Happy Black Womanists: It AINT NO MYTH!!


While thinking about doing “31 Days to Reset Your Life” that a friend passed on to me from this neat website called Happy Black Woman I got to thinking about a number of conversations that I’ve had over the past year about the myth of the Angry Black Woman (ABW).  As I go through the website and examine the overlapping themes that come up, I recognize a couple of things that finally make me realize why I am happy to be who I am & happy to be growing into all the my mother, father, myself and the ancestors imagined me to be.  I grow into my future and the expectations of greatness.  I grow into a person that is comfortable in her own skin and the skin that others project on to her.  I become the HBW & ABW all in one.  I become ME!!

Peaces of Meye

As my 30th birthday approaches and my passport expires, I am forced to think about a new reality that I face as I “transition” into the next phase in my life.  Now to me the big 30 is not so big…BUT this is a great opportunity to focus on a transition that will be meangful in my life (even if I dont recognize it until later in my life course).  Within this I start to think about the broader impact of my travels and experiences and the reason why I have become so interested in the travel experiences of women especially Black women.  I found my greatest understanding of why I grew so fond of this concept while chatting with my sister & through an exchange with a wonderful person that responded to email updates I sent while living in Zambia.
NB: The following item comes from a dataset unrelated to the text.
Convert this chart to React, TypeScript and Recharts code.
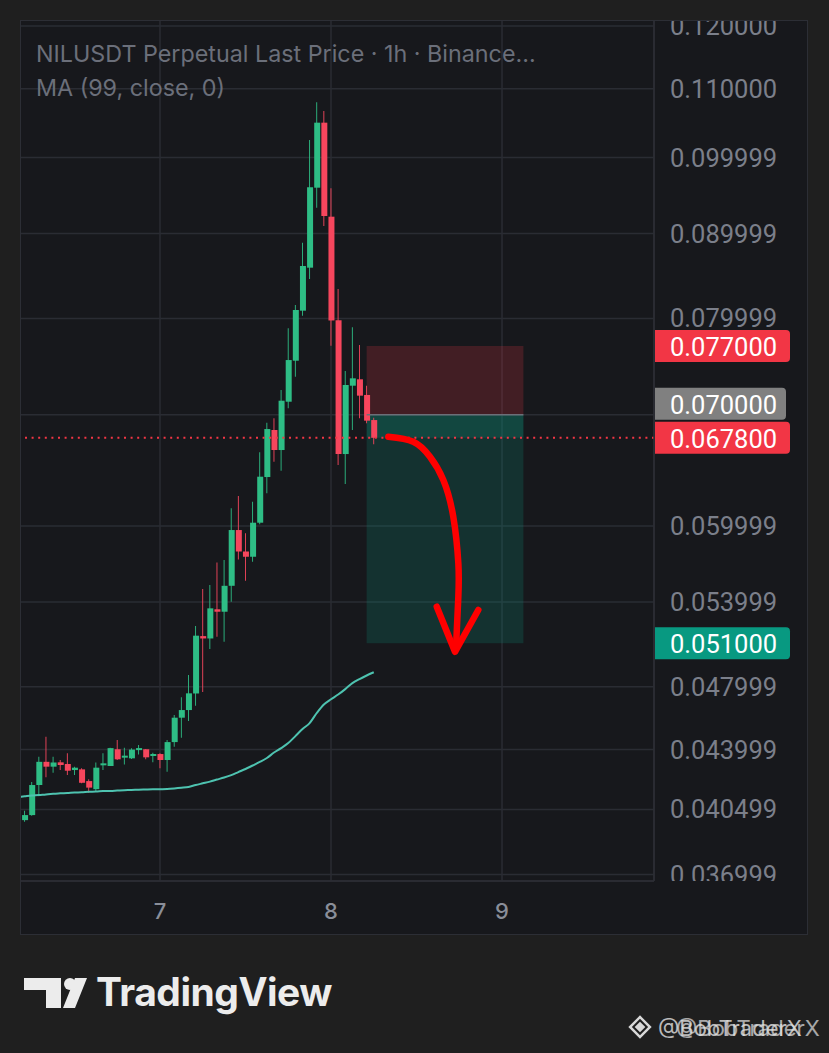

The exchange between my sister and I came after she visited me for the second time in New York City.  After a long discussion she opened up to me about how she was inspired by the freedom of travel and the openness that she found in a city that is known for its tough and grimy exterior.  The lessons that she learned about the spirit of the city and how the tough reputation was simply a shell to the love and warmth that she felt in the city.  She shared that without the ability to step outside of her comfort zone (which is the small town that we grew up in) she would have never been able to learn so much about herself, the world, and our family.  The experience opened her up to happiness, love and, expression that she had never recognized.  Her travel her to grow in a way she never expected.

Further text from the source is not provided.